Reputation: 673
I have a python script that export a json file to Amazon S3. It works but the problem is that I don't know how to use 'UTF-8'.
My code:
import boto3
s3 = boto3.resource('s3')
...
obj = s3.Object('ccvdb', 'file.json')
obj.put(Body=json.dumps(data),
ContentType='charset=utf-8')
Output:
{"objectID": 10202, "type": "Coup\u00e9", "cars_getroute": "alfa-romeo-giulia-sprint-gt-veloce-bertone-coupe-1965-1967"}...
How to use utf-8 encoding in S3 with boto3 ?

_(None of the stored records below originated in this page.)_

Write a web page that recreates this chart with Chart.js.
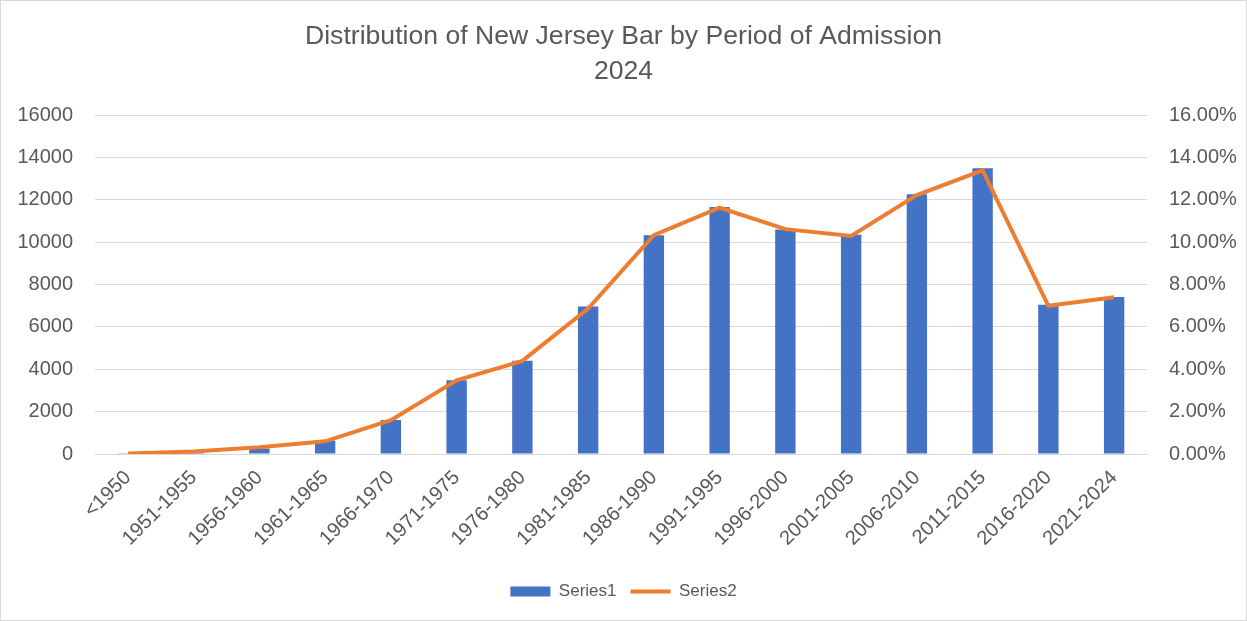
<!DOCTYPE html>
<html>
<head>
<meta charset="utf-8">
<script src="https://cdn.jsdelivr.net/npm/chart.js@4.4.1/dist/chart.umd.min.js"></script>
<style>
  html, body { margin: 0; padding: 0; background: #fff; }
  #wrap { width: 1247px; height: 621px; box-sizing: border-box; border: 1px solid #d9d9d9; }
  canvas { display: block; }
</style>
</head>
<body>
<div id="wrap"><canvas id="barChart" width="1245" height="619"></canvas></div>
<script>
// categories
const periods = ["<1950","1951-1955","1956-1960","1961-1965","1966-1970","1971-1975","1976-1980","1981-1985",
  "1986-1990","1991-1995","1996-2000","2001-2005","2006-2010","2011-2015","2016-2020","2021-2024"];
// Series1 - attorneys admitted
const series1 = [15, 70, 260, 620, 1600, 3480, 4400, 6970, 10330, 11660, 10600, 10360, 12270, 13490, 7050, 7410];
// Series2 - share of bar
const series2 = [0.0002, 0.0012, 0.0032, 0.0060, 0.0160, 0.0348, 0.0440, 0.0687, 0.1033, 0.1163, 0.1062, 0.1030, 0.1223, 0.1340, 0.0700, 0.0740];
// tick settings
const leftMax = 16000, leftStep = 2000;
const rightMax = 0.16, rightStep = 0.02;

const txt = "#595959";
const gridCol = "#d9d9d9";
const fam = "'Liberation Sans', Arial, sans-serif";

class ComboChart{
    constructor(canvasId){
        this.canvasId = canvasId;
        this.chart = null;
    }

    renderChart(){
        const ctx = document.getElementById(this.canvasId).getContext("2d");

        this.chart = new Chart(ctx,{
            type:"bar",
            data:{
                labels: periods,
                datasets:[{
                    type:"line",
                    label:"Series2",
                    data: series2,
                    yAxisID:"y1",
                    borderColor:"#ED7D31",
                    backgroundColor:"#ED7D31",
                    borderWidth:4,
                    pointRadius:0,
                    tension:0,
                    pointStyle:"line",
                    order:1
                },{
                    label:"Series1",
                    data: series1,
                    yAxisID:"y",
                    backgroundColor:"#4472C4",
                    borderWidth:0,
                    categoryPercentage:1,
                    barPercentage:0.31,
                    pointStyle:"rect",
                    order:2
                }]
            },
            options:{
                responsive:false,
                animation:false,
                layout:{ padding:{ left:0, right:0, top:0, bottom:10 } },
                plugins:{
                    title:{
                        display:true,
                        text:["Distribution of New Jersey Bar by Period of Admission","2024"],
                        color:txt,
                        font:{ family:fam, size:26.6, weight:"normal", lineHeight:1.32 },
                        padding:{ top:18, bottom:26 }
                    },
                    legend:{
                        position:"bottom",
                        reverse:true,
                        labels:{
                            usePointStyle:true,
                            pointStyleWidth:40,
                            boxHeight:10,
                            padding:14,
                            color:txt,
                            font:{ family:fam, size:17 }
                        }
                    },
                    tooltip:{ enabled:false }
                },
                scales:{
                    x:{
                        grid:{ display:false },
                        border:{ color:gridCol, width:1 },
                        ticks:{
                            color:txt,
                            font:{ family:fam, size:20 },
                            minRotation:45,
                            maxRotation:45,
                            autoSkip:false,
                            padding:4
                        },
                        afterFit:(s)=>{ s.height = 115; }
                    },
                    y:{
                        position:"left",
                        min:0,
                        max:leftMax,
                        grid:{ color:gridCol, drawTicks:false },
                        border:{ display:false },
                        ticks:{
                            stepSize:leftStep,
                            color:txt,
                            font:{ family:fam, size:20 },
                            padding:22,
                            callback:(v)=> String(v)
                        },
                        afterFit:(s)=>{ s.width = 94; }
                    },
                    y1:{
                        position:"right",
                        min:0,
                        max:rightMax,
                        grid:{ drawOnChartArea:false, drawTicks:false },
                        border:{ display:false },
                        ticks:{
                            stepSize:rightStep,
                            color:txt,
                            font:{ family:fam, size:20 },
                            padding:22,
                            callback:(v)=> (v*100).toFixed(2) + "%"
                        },
                        afterFit:(s)=>{ s.width = 99; }
                    }
                }
            }
        });
    }

    init(){
        this.renderChart();
    }
}

document.addEventListener("DOMContentLoaded", ()=>{
    const chart = new ComboChart("barChart");
    chart.init();
});
</script>
</body>
</html>
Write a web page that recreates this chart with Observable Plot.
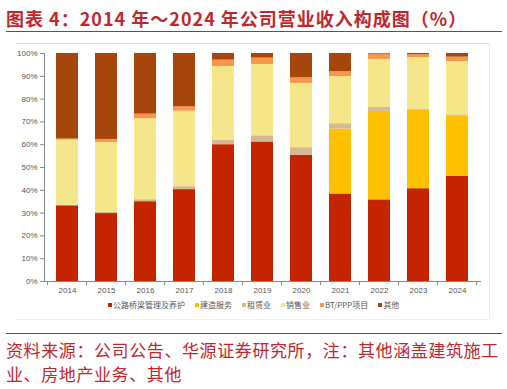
<!DOCTYPE html>
<html>
<head>
<meta charset="utf-8">
<script src="https://cdn.jsdelivr.net/npm/d3@7"></script>
<script src="https://cdn.jsdelivr.net/npm/@observablehq/plot@0.6"></script>
<style>
  html, body { margin: 0; padding: 0; background: #fff; }
  body { width: 507px; height: 389px; position: relative; overflow: hidden; font-family: "Noto Sans CJK SC", sans-serif; }
  #title { position: absolute; left: 6px; top: 5px; font-size: 18px; font-weight: bold; color: #c0272d; white-space: nowrap; letter-spacing: 1px; }
  .redline { position: absolute; left: 6px; width: 496px; height: 0; border-top: 1.5px solid #c0272d; }
  #box { position: absolute; left: 16px; top: 43px; width: 473px; height: 275px; border-top: 1px solid #dcdcdc; border-right: 1px solid #ececec; border-bottom: 1px solid #efefef; }
  #chart { position: absolute; left: 0; top: 43px; }
  #legend { position: absolute; left: 108px; top: 299px; display: flex; gap: 10px; font-size: 8px; color: #555; white-space: nowrap; align-items: center; }
  #legend span.sw { display: inline-block; width: 4px; height: 4px; margin-right: 1px; vertical-align: middle; position: relative; top: -1px; }
  #caption { position: absolute; left: 6px; top: 338px; font-size: 17px; line-height: 24px; color: #c0272d; width: 500px; letter-spacing: 0.6px; }
</style>
</head>
<body>
<div id="title">图表 4：2014 年～2024 年公司营业收入构成图（%）</div>
<div class="redline" style="top:31px"></div>
<div id="box"></div>
<div id="chart"></div>
<div id="legend"></div>
<div class="redline" style="top:333px"></div>
<div id="caption">资料来源：公司公告、华源证券研究所，注：其他涵盖建筑施工业、房地产业务、其他</div>
<script>
const years = ["2014","2015","2016","2017","2018","2019","2020","2021","2022","2023","2024"];
const seriesNames = ["公路桥梁管理及养护","建造服务","租赁业","销售业","BT/PPP项目","其他"];
const seriesColors = ["#c42400","#ffc000","#d7b894","#f5e68a","#f8964b","#a6450c"];
const road   = [33.2, 29.8, 35.0, 40.3, 60.0, 61.2, 55.4, 38.4, 35.8, 40.7, 46.2];
const constr = [0,    0,    0,    0,    0,    0,    0,    28.5, 38.8, 34.6, 26.5];
const rental = [0.3,  0.5,  0.9,  1.3,  2.0,  2.7,  3.3,  2.3,  1.7,  0.3,  0.4];
const sales  = [28.5, 30.7, 35.5, 33.1, 32.3, 31.3, 28.2, 20.7, 21.1, 22.6, 23.4];
const bt     = [0.5,  1.3,  2.0,  1.9,  2.8,  2.8,  2.4,  2.1,  2.3,  1.3,  1.9];
const other  = [37.5, 37.7, 26.6, 23.4, 2.9,  2.0,  10.7, 8.0,  0.3,  0.5,  1.6];
const yTicks = [0,10,20,30,40,50,60,70,80,90,100];

const seriesValues = [road, constr, rental, sales, bt, other];
const data = [];
years.forEach((yr, i) => {
  seriesNames.forEach((s, j) => data.push({year: yr, series: s, value: seriesValues[j][i]}));
});

const chart = Plot.plot({
  width: 507,
  height: 276,
  marginTop: 10,
  marginBottom: 38,
  marginLeft: 44,
  marginRight: 27,
  style: {fontFamily: "'Liberation Sans', Arial, sans-serif", fontSize: "8px", color: "#555", background: "transparent"},
  x: {domain: years, paddingInner: 0.44, paddingOuter: 0.22, label: null, tickSize: 0, tickPadding: 6},
  y: {domain: [0, 100], ticks: yTicks, tickFormat: d => d + "%", label: null, tickSize: 4, tickPadding: 3},
  color: {domain: seriesNames, range: seriesColors},
  marks: [
    Plot.barY(data, Plot.stackY({order: seriesNames}, {x: "year", y: "value", fill: "series", z: "series"})),
    Plot.axisY({ticks: yTicks, tickFormat: d => d + "%", tickSize: 4, tickPadding: 3, stroke: "#888", label: null}),
    Plot.axisX({tickSize: 0, tickPadding: 6, label: null}),
    Plot.frame({anchor: "left", stroke: "#888"}),
    Plot.frame({anchor: "bottom", stroke: "#888"})
  ]
});
document.getElementById("chart").appendChild(chart);

// x-axis ticks at band boundaries, positioned with the plot's own x scale
const xs = chart.scale("x");
const yScale = chart.scale("y");
const y0 = yScale.apply(0);
const gap = xs.step - xs.bandwidth;
const bounds = years.map(yr => xs.apply(yr) - gap / 2);
bounds.push(xs.apply(years[years.length - 1]) + xs.bandwidth + gap / 2);
const svg = d3.select(chart.tagName.toLowerCase() === "svg" ? chart : chart.querySelector("svg"));
svg.append("g").selectAll("line").data(bounds).join("line")
  .attr("x1", d => d).attr("x2", d => d)
  .attr("y1", y0).attr("y2", y0 + 4)
  .attr("stroke", "#888");

// legend from the same arrays
const legend = document.getElementById("legend");
seriesNames.forEach((s, j) => {
  const item = document.createElement("span");
  const sw = document.createElement("span");
  sw.className = "sw";
  sw.style.background = seriesColors[j];
  item.appendChild(sw);
  item.appendChild(document.createTextNode(s));
  legend.appendChild(item);
});
</script>
</body>
</html>
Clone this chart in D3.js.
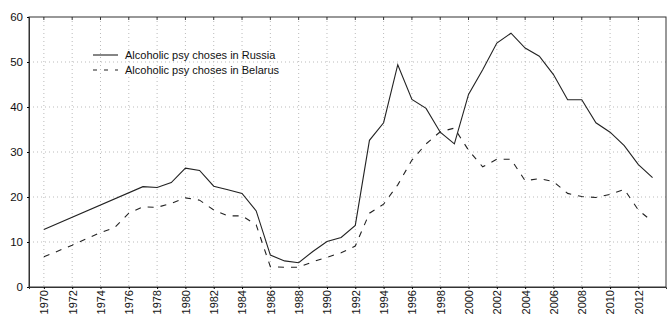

EDIT: I found out the solution and replace the last line by obj.put(Body=json.dumps(data, indent=4, ensure_ascii=False).encode('utf8'))
Upvotes: 2
Views: 6468
Reputation: 910
According to the boto3 documentation, this shouldn't even work. At least not in Python3+. The put()
call requires Body=
to be of type bytes
, while json.dumps()
outputs a str
. (Python2 wasn't so strict about bytes
vs str
)
UTF-8 is a way to convert a str
(a series of characters) to bytes
. You can simply call whatever_string.encode('utf-8')
to do that conversion for you. In your code, simply add a .encode('utf-c')
after your json.dumps()
should do the trick.
Upvotes: 1